This is an introduction to the outline of the Samburu.
| An outline of the Samburu | The daily life of the livestock rearing | Life together with livestock | The changing lifestyle |
The Samburu (self-professed "Iloikop") are the semi-nomadic pastoralists who dwell in the Samburu District in north central Kenya. They speak the North Maa language which belongs to the East Nilotic language. The population is estimated at 106,879 according to the Kenya Population Census in 1989.
In present, most of the Samburu rear cattle, sheep, and goats. The Samburu society are characterized by the gerontocracy with age systems.
The daily life of the livestock rearing
The daily livestock keeping activities of the Samburu is organized by the division of labor between the sexes and the ages. Uncircumcised boys
and girls graze the animals and return in one day. The circumcised young man are admitted to the age set and are supposed to maintain the local security. After the marriage, old men are in charge of the control over his family and animals. Women are married at even 12 years old after the circumcision. Wives not only keep housework but also check and milk the animals every morning and evening.

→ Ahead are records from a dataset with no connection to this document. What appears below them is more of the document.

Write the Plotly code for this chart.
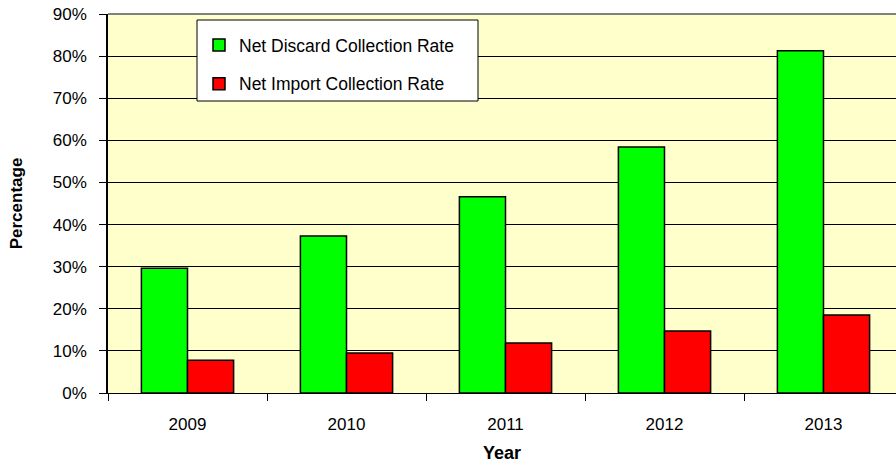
import plotly.graph_objects as go

years = ["2009", "2010", "2011", "2012", "2013"]
discard_rate = [29.6, 37.3, 46.6, 58.4, 81.3]
import_rate = [7.8, 9.5, 11.9, 14.7, 18.5]

fig = go.Figure()
fig.add_trace(go.Bar(x=years, y=discard_rate, name="Net Discard Collection Rate",
                     marker=dict(color="#00FF00", line=dict(color="#000000", width=1.5)),
                     legendgroup="a"))
fig.add_trace(go.Bar(x=years, y=import_rate, name="Net Import Collection Rate",
                     marker=dict(color="#FF0000", line=dict(color="#000000", width=1.5)),
                     legendgroup="b"))

font = "Liberation Sans, Arial, sans-serif"
L, T, B = 108, 14, 393
W = 896 - L
H = B - T


def px(x):
    return (x - L) / W


def py(y):
    return (B - y) / H


fig.update_layout(
    width=896, height=470,
    margin=dict(l=L, r=0, t=T, b=470 - B),
    paper_bgcolor="white", plot_bgcolor="#FFFFCC",
    barmode="group", bargap=0.42, bargroupgap=0,
    font=dict(family=font, size=17, color="black"),
    legend=dict(x=px(199), y=py(27), xanchor="left", yanchor="top",
                bgcolor="rgba(0,0,0,0)", borderwidth=0,
                font=dict(size=17.5), tracegroupgap=13, itemwidth=30),
    xaxis=dict(range=[-0.5, 4.456], tickson="boundaries", ticks="outside", ticklen=7,
               tickcolor="black", showline=True, linecolor="black", linewidth=1,
               ticklabelstandoff=16,
               title=dict(text="<b>Year</b>", font=dict(size=18), standoff=12),
               tickfont=dict(size=17)),
    yaxis=dict(range=[0, 90], dtick=10, ticksuffix="%", ticks="outside", ticklen=7,
               tickcolor="black", showline=True, linecolor="black", linewidth=1.5,
               gridcolor="black", gridwidth=1, zeroline=False,
               ticklabelstandoff=9,
               title=dict(text="<b>Percentage</b>", font=dict(size=17), standoff=26),
               tickfont=dict(size=17)),
)
fig.add_shape(type="line", xref="paper", yref="paper", x0=0, x1=1, y0=1, y1=1,
              line=dict(color="#808080", width=2))
fig.add_shape(type="rect", xref="paper", yref="paper", layer="above",
              x0=px(197), x1=px(478), y0=py(101), y1=py(20),
              fillcolor="white", line=dict(color="black", width=1))
fig.write_html("out.html")
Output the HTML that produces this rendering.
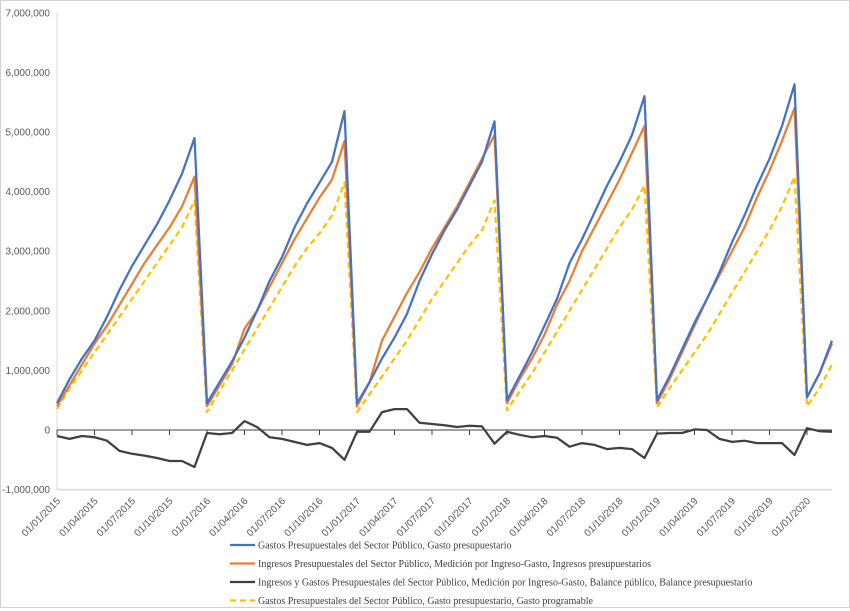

The Samburu mainly live on milk. Their staple food is the stock products like yogurt, butter, boiled meat, and roasted meat. Cattle blood is drawn to drink sometimes mixed with milk. Stock products are also utilized as the various dairy commodities. Clothes, footwears, ropes, and bed sheets are made of animal's skins. They plaster their house wall with cowpat.
In this way, the livestock keeping of the Samburu under the division of labor realizes the self-sufficient lifestyle. It is commonly said that the Samburu could live without any cash under this self-sufficient system.
Life together with the livestock
For the Samburu, the livestock are important not only as a means of subsistence but also as a means of social communications. For example, If a person gives a castrated goat to another person, they call their names "pakine" which means " a castrated goat" each other without referring to their proper name. Like this, in the Samburu community, the livestock can be a medium of the social ties. Without paying livestock as bride wealth to their affines, no man can marry in the Samburu society. To become mature, it is necessary for any Samburu to perform many rites of passage. But in many cases, to perform the rites, they need livestock and its products. Therefore, without livestock, parents cannot make a man or woman out of their son or daughter. For example, when sons and daughters are circumcised, an old man smears some butter on the head of the father. For the Samburu to make their family large is to have as many number of livestock as possible.
@Therefore livestock is akin to money. One day a Samburu old woman told me:
Kesham shilingini XXXX, kotwana Iloikop o nketen.
(As the XXXX [another ethnic group] love Kenya Shillings, so the Samburu love cattle).An English proverb says "No amount of money can buy happiness". The premise of the proverb is the world where the money dominates everything. However for the Samburu this sentence can not be a proverb, but just a premise of their world.
In recent years, the Samburu have been recurrently devastated by the serious drought and cattle disease. My informants have reported serious droughts in 1974, 1984, and 1994. Above all, a drought damaged their cattle most severely in 1984, the cattle herd are reduced by half or completely destroyed. Although the Samburu still make their living through livestock-keeping, there are now many wage workers as night watchmen, policemen, soldiers and teachers. Government of Kenya and foreign development agencies have taken measures to ameliorate this situation. The first periodic livestock market in Samburu District was established in Suguta Marmar town in 1991. The livestock which used be transferred within the Samburu community now is integrated into market economy.
This brought so many changes of the lifestyle to the Samburu community. People now eat not only the livestock products but also agricultural products which are bought with cash. The skirt made of the goat skin is replaced by the ready-made dress made in Indonesia. The necklace made of the doom palm (Scientific name: Hyphaene compressais) is also replaced by the plastic beads made in Czechoslovakia. In present it is not rare to find the watch made in China, the radio made in Japan, and the bicycle made in India.
My research theme is to clarify what will happen when cash get inside of the society where the livestock has already played a similar role to money for long time.